Saya selaku pengguna jalan sering merasa dongkol sendiri ketika terjadi the escort. Tidak mengindahkan lampu lalu lintas, petugas memblokir sementara simpul (persimpangan) agar yang dikawal dapat melaju dengan mulus tanpa hambatan. Sebagai tambahan informasi, kesemrawutan lampu lalu lintas berdampak sistemik pada fase di simpang itu dan simpang-simpang berikutnya. Tidak hanya itu, petugas membunyikan klakson meminta pengguna kendaraan minggir karena ada yang mau lewat di sepanjang ruas jalan. Saya yakin banyak masyarakat pengguna jalan juga merasakan kekesalan yang sama.

Saya sebagai warga biasa menganggap bahwa jalan adalah milik bersama. Artinya, apapun yang terjadi di jalan adalah konsekuensi yang harus diterima bersama. Prinsip duduk sama rendah dan berdiri sama tinggi seringkali tidak diindahkan oleh mereka yang memiliki kekuasaan. Pantas saja pembenahan di bidang transportasi seringkali mandek. Toh para pejabat itu tidak merasakan lalu lintas yang sesungguhnya terjadi.

Saya mau mengutip sebuah tweet seorang senior saya. Kira-kira isinya seperti ini: "Siapa bilang Jakarta panas? Di rumah ber-AC, perjalanan ke kantor dengan mobil ber-AC, kantor ber-AC, pulang kantor dengan mobil ber-AC". Agaknya para pejabat dan pemegang kebijakan itu harus merasakan kondisi keseharian masyarakat pada umumnya, misalnya pergi-pulang kantor dengan menggunakan angkutan publik. Pernahkah mereka mengantre saat sore hari jam pulang kantor di halte busway Harmoni? Dengan segala hormat, di sana manusia sudah seperti cendol, Pak. Luar biasa padat.

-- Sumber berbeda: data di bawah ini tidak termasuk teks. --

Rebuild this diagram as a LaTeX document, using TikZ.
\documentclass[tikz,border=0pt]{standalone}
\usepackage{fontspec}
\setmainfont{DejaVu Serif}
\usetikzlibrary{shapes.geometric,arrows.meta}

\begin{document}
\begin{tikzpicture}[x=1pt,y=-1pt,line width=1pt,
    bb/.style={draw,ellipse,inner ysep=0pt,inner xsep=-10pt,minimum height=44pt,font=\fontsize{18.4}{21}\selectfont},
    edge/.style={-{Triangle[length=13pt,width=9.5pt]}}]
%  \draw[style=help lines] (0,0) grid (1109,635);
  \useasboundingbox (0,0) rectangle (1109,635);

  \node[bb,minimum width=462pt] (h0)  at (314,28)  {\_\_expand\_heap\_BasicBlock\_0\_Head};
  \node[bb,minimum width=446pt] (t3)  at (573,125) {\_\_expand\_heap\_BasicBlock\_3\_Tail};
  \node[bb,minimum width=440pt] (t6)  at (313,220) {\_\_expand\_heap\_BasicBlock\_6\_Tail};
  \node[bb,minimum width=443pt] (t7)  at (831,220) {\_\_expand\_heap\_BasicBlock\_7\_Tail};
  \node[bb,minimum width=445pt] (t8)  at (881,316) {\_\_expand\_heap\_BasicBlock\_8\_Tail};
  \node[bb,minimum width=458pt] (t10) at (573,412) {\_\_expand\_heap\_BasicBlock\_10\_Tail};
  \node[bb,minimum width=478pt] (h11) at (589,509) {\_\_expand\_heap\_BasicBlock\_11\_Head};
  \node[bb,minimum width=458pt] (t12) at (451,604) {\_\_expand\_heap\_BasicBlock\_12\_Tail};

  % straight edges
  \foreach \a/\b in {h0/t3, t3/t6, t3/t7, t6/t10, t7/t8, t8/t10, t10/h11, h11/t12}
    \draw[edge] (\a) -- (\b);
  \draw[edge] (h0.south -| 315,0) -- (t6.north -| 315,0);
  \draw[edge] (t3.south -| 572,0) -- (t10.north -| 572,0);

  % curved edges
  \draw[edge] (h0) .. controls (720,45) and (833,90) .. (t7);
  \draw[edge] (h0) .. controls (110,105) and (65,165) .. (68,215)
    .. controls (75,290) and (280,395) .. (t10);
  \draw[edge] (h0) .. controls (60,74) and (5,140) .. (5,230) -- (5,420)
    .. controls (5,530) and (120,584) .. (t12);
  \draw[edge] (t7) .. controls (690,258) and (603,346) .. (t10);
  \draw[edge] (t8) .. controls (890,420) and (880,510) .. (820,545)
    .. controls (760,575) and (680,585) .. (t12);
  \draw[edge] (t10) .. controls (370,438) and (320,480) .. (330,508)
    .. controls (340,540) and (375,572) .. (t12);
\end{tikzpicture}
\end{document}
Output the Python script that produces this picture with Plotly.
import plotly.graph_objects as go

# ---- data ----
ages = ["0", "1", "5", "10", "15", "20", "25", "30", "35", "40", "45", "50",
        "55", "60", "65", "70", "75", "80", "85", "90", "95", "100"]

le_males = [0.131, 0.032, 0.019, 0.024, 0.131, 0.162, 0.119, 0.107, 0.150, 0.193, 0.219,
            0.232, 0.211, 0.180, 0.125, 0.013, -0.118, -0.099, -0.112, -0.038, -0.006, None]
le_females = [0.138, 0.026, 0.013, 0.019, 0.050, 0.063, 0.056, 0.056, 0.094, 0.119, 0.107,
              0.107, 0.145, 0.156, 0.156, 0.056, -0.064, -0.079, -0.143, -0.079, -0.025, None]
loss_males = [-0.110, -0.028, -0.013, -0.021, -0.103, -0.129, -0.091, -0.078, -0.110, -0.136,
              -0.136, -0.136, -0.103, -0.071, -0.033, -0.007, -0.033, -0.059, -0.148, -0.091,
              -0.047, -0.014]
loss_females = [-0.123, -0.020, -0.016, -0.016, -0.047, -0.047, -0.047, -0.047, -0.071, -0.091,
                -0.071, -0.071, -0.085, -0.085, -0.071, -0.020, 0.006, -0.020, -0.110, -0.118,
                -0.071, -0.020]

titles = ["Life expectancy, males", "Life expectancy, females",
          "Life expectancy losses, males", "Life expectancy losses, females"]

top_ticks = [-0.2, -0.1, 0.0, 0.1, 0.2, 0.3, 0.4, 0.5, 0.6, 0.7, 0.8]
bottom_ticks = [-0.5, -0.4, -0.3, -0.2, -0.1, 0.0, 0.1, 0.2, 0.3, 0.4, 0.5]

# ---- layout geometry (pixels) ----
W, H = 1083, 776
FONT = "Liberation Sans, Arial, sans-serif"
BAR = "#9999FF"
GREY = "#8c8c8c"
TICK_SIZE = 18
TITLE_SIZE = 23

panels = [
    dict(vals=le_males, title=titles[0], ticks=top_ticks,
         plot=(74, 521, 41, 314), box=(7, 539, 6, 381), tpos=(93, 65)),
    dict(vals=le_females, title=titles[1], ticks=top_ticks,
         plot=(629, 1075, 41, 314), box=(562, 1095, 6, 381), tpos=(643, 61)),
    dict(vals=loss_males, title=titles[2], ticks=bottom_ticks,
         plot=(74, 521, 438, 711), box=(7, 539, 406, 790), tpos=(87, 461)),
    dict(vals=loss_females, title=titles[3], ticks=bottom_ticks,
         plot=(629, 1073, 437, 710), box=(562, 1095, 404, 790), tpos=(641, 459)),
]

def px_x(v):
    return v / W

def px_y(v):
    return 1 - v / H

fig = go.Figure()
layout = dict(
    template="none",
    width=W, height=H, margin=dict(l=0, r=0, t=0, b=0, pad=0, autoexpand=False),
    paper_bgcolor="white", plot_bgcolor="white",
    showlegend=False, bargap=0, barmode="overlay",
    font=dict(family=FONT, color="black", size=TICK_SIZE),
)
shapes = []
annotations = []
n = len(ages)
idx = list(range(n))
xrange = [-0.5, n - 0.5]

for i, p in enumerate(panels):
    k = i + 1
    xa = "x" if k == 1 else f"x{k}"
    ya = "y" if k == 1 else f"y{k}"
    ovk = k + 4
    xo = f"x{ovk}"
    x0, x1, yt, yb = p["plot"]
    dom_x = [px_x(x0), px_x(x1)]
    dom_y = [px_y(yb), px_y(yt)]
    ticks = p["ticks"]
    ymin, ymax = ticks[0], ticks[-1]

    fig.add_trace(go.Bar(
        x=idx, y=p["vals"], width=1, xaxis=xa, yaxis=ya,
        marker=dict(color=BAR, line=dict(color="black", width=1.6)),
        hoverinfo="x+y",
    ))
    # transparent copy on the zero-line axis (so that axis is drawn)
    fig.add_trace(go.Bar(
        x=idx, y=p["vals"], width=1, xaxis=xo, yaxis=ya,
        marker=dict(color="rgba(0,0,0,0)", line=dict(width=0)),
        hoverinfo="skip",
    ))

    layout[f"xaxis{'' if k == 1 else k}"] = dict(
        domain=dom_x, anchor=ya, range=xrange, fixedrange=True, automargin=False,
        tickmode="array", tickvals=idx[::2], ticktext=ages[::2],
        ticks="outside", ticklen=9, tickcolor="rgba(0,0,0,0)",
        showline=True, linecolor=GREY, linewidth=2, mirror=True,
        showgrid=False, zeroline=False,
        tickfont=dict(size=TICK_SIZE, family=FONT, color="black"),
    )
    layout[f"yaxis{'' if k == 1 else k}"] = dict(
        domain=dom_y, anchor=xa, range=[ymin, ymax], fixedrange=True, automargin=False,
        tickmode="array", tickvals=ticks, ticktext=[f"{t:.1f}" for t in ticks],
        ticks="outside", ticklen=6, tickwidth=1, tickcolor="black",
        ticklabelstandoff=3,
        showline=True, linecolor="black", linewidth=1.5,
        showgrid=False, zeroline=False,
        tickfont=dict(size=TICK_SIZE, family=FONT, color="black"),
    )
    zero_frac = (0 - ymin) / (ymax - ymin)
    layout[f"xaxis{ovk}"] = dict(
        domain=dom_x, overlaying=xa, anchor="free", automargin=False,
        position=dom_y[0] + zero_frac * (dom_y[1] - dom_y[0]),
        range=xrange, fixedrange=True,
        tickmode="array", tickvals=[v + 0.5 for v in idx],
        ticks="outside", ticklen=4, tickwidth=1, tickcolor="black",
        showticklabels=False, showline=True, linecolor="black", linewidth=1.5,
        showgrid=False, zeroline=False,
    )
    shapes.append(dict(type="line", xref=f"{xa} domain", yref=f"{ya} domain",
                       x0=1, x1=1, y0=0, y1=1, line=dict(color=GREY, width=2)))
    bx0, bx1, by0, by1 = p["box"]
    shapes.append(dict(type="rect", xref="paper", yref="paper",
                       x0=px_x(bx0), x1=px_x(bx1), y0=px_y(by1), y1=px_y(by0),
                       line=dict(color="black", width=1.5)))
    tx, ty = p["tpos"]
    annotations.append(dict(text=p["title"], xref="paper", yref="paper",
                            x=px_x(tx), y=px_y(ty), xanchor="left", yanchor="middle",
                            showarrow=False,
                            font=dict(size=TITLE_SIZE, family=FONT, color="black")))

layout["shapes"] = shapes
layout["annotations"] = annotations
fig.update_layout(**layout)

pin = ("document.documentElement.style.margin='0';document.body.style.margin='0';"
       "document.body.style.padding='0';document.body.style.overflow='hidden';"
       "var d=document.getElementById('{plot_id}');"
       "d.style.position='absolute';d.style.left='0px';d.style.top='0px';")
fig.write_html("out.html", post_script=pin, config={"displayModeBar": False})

Sepertinya oke juga jika ada kebijakan berupa setidaknya dalam seminggu ada satu hari tanpa kendaraan pribadi. Gunakan transportasi publik! Semoga dengan hal itu mata, hati, dan telinga para pejabat akan terbuka lebar dan mulut mereka tidak lagi berkoar karena kekuasaan, tetapi pembenahan.

Oh, satu lagi. Saya sangat heran dengan mobil jenazah yang dikawal dengan heboh dan memacetkan lalu lintas. Toh udah meninggal. Tidak ada yang perlu buru-buru, kan?